Problem description: Filter the records for lines holding the string "this".

------

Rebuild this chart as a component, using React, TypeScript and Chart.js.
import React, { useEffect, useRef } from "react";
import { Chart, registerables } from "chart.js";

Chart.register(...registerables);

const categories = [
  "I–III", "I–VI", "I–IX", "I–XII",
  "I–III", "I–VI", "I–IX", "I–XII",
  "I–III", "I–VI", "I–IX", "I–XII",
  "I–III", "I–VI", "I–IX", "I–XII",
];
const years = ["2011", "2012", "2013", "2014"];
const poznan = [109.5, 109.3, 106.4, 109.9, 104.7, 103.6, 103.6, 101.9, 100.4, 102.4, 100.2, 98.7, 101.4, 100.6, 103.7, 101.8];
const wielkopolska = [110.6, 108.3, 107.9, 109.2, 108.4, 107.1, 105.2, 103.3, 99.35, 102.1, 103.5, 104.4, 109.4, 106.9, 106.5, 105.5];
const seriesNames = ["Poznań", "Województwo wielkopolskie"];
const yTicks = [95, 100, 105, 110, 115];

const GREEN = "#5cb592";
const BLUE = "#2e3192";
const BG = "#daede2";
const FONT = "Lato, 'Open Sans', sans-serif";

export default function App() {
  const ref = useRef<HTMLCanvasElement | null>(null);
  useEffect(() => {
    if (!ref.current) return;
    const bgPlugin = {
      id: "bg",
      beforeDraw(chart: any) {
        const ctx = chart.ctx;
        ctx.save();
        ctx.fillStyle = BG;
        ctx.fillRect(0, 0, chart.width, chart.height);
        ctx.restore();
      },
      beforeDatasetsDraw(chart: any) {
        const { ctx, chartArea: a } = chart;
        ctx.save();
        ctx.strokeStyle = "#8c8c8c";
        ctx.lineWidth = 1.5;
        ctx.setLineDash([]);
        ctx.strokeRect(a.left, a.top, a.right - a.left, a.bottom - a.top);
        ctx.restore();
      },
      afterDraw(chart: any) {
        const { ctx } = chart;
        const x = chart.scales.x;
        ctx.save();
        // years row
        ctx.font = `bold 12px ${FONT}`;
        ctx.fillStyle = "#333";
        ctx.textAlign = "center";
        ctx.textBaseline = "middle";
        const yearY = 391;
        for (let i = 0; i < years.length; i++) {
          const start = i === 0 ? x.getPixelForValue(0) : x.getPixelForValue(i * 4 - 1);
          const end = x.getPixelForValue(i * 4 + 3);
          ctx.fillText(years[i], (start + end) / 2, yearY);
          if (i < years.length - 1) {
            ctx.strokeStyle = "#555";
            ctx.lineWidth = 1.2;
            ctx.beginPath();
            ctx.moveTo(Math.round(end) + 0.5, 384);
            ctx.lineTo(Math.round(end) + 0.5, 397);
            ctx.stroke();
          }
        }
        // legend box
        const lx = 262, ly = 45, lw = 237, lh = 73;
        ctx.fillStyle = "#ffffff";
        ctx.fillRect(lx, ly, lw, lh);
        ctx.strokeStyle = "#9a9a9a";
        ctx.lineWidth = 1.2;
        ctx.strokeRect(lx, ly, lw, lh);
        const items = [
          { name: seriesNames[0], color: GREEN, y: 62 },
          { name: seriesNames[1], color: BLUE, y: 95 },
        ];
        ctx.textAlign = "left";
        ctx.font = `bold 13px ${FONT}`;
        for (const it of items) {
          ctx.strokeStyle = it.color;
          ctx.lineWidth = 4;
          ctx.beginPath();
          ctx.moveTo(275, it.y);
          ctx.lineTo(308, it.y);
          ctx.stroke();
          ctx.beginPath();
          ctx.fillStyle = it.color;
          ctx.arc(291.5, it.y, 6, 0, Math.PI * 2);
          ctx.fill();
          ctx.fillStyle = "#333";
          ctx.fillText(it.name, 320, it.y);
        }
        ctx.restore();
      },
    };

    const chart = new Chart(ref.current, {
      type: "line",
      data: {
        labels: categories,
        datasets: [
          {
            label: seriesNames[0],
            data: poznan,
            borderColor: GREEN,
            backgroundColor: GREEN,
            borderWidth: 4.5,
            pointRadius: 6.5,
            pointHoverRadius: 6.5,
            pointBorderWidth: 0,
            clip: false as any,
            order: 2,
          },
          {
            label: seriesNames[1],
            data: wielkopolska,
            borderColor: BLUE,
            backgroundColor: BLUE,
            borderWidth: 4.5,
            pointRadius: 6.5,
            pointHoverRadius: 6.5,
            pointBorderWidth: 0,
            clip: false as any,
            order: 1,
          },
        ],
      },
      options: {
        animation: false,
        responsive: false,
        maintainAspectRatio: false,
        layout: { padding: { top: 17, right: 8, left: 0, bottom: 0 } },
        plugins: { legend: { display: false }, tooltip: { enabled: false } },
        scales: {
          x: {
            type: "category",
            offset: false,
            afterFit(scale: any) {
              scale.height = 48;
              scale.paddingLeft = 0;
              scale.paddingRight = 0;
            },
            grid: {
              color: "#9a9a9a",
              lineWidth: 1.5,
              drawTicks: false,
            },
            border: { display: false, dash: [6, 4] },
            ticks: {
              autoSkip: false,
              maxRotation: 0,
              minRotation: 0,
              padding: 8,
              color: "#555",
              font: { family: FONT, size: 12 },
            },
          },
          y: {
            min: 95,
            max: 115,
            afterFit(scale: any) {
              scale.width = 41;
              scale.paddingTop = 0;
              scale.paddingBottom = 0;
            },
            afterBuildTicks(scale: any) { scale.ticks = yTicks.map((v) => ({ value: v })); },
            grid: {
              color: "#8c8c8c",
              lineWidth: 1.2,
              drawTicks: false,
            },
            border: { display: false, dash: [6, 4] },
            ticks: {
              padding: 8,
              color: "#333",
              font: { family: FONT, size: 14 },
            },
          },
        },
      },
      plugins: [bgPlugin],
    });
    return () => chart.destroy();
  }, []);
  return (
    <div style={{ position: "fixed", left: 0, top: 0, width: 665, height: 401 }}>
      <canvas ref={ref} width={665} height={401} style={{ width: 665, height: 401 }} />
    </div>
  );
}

------

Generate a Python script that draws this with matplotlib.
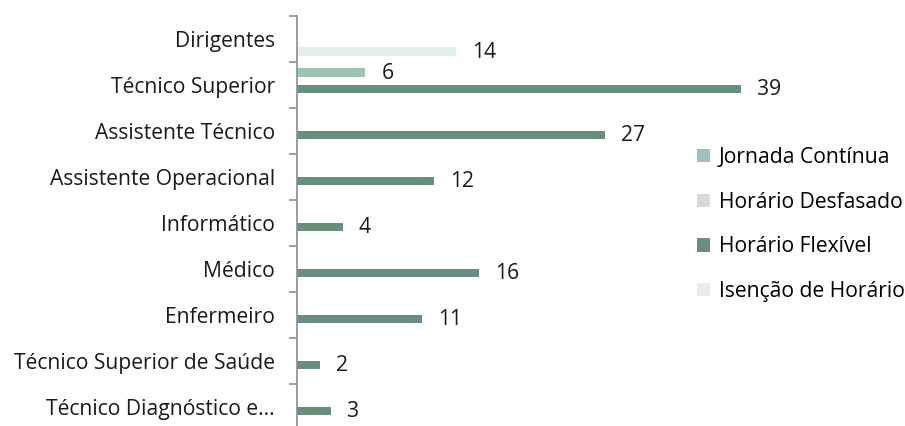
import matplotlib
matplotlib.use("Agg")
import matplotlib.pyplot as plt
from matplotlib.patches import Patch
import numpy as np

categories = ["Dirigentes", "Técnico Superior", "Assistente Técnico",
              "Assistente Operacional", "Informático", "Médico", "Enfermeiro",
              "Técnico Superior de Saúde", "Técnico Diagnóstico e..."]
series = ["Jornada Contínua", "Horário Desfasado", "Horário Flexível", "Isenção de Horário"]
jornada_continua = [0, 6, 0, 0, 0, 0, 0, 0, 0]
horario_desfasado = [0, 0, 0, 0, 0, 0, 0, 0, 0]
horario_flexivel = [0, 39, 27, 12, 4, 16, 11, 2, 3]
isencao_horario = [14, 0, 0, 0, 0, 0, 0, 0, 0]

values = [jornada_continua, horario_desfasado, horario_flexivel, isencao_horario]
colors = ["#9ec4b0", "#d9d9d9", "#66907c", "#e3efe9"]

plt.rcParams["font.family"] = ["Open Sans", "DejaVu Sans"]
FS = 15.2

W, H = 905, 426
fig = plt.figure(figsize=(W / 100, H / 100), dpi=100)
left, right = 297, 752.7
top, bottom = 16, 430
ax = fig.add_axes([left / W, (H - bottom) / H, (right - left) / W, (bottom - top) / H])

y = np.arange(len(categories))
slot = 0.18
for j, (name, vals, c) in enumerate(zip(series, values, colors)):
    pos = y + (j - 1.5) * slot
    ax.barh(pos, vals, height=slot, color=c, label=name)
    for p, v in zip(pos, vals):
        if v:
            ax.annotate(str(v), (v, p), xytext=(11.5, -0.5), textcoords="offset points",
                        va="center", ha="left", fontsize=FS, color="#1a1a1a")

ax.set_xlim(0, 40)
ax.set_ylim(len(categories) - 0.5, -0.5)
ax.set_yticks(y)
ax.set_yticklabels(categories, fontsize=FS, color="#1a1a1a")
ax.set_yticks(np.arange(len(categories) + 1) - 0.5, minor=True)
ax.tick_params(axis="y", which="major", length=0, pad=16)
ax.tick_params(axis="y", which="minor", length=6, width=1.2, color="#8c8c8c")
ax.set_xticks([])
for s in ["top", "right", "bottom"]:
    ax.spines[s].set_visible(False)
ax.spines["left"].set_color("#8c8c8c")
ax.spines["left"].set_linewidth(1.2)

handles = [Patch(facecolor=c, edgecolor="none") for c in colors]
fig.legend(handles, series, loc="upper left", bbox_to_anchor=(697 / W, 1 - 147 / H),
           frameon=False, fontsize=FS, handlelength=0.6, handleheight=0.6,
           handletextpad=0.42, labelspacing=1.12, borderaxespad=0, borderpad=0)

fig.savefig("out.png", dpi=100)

------

Answer to the exercise:
Rebuild this chart as a component, using React, TypeScript and Chart.js.
Generate a Python script that draws this with matplotlib.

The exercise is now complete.